Ensuite, il y a l’envie d’un acteur – Laurent Deshusses – que j’ai côtoyé à plusieurs
reprises sur les plateaux de théâtre et de cinéma. C’est en observant son jeu que l’idée de la
pièce m’est revenue à l’esprit. Il a, selon moi, « le rythme intérieur » pour jouer du Feydeau.
Le double rôle de Chandebise/Poche est à son exacte mesure par la virtuosité et le rythme
comique qu’il exige.
Qu’en est-il des thématiques de la pièce ?
La puce à l’oreille traite, comme toutes les pièces de Feydeau, de l’infidélité dans le couple,
une thématique universelle et intemporelle. Mais ce qui est à relever, c’est le fait
qu’elle traite ce sujet à tous les niveaux de personnages. Les bourgeois comme leurs domestiques
vivent les mêmes « aventures ». C’est grâce à cela que se dégage de la pièce une
sensation de machine infernale, de tourbillon.

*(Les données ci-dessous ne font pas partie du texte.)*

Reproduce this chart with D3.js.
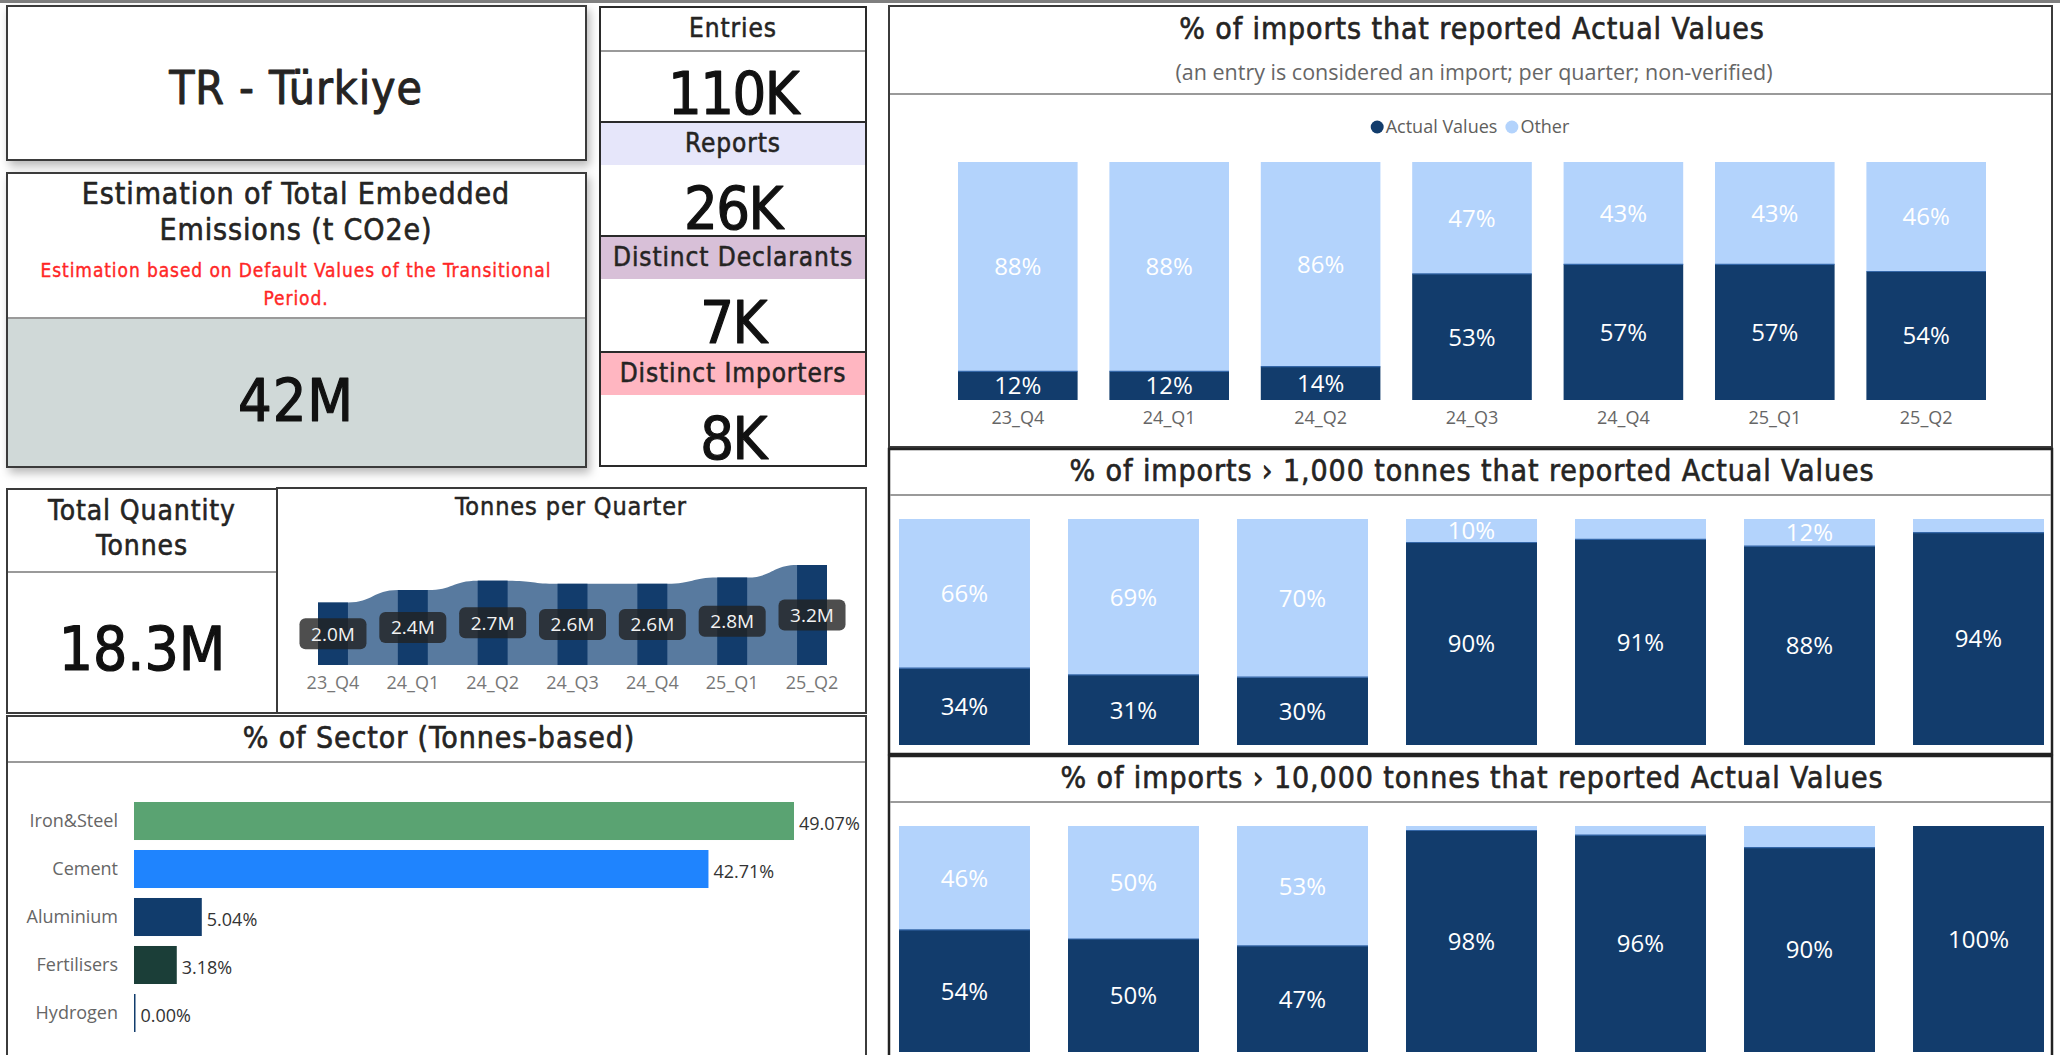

En allant plus loin, on peut dire que La puce à l’oreille pose passablement de questions sur
le rapport que chacun entretient avec sa condition sociale. Cela peut paraître incongru en
parlant de Feydeau, mais il se trouve qu’il brosse, dans ses pièces, un portrait critique de
son époque, de son milieu, de ses contemporains. Il utilise pour ce faire des leviers relevant
du comique de situations, de la farce, du burlesque, ce qui donne au spectateur la distance
nécessaire pour pouvoir se projeter dans les situations qu’il développe. Dans La puce à l’oreille,
le fait même que Chandebise, un bourgeois directeur d’une compagnie d’assurances,
possède comme sosie le garçon d’étage d’un hôtel « de petite vertu » donne le ton : le
même visage pour deux personnages issus de classes sociales diamétralement opposées.
Tous les quiproquos qui vont suivre seront issus de ce postulat de départ invraisemblable.
Quels sont les paramètres les plus importants pour toi dans la mise en scène de ce projet ?
D’abord une équipe ! Mon mot d’ordre, c’est la troupe !
D’une façon générale, la mise en scène implique pour moi que l’acteur soit au centre du
projet, dans le sens où la majeure partie de la matière créative est issue des acteurs. Mon
travail s’attache à révéler aux acteurs ce qu’eux-mêmes produisent. Il s’agit d’une forme de
dialogue entre eux et moi qu’il m’est indispensable d’entretenir.
Pour cette production particulière, la distribution est large et éclectique. La notion de troupe
que je pourrai induire sera d’autant plus essentielle. (…)
L’écriture de Feydeau exige une énorme écoute entre les protagonistes, une attention jamais
relâchée. Il faut, par conséquent, que le groupe d’acteurs soit le plus homogène possible. A
cette fin, j’ai fait appel à trois personnes très en amont dans la préparation, afin de former
une équipe réduite de réflexion autour du projet et d’être ainsi à même de proposer aux acteurs
un univers fort dans lequel ils pourront se plonger ensemble dès la première séance de
répétitions.
La puce à l’oreille ne sera pas mon premier spectacle. Même si l’univers théâtral de mes diverses productions est très différent, je perçois mon travail comme une continuité. C’est pourquoi le fait de monter cette pièce au Théâtre du Loup est important pour moi. C’est la possibilité d’entretenir avec ce lieu et les personnes qui le font vivre une relation de confiance et de fidélité. Le spectacle est d’ailleurs pensé pour le lieu.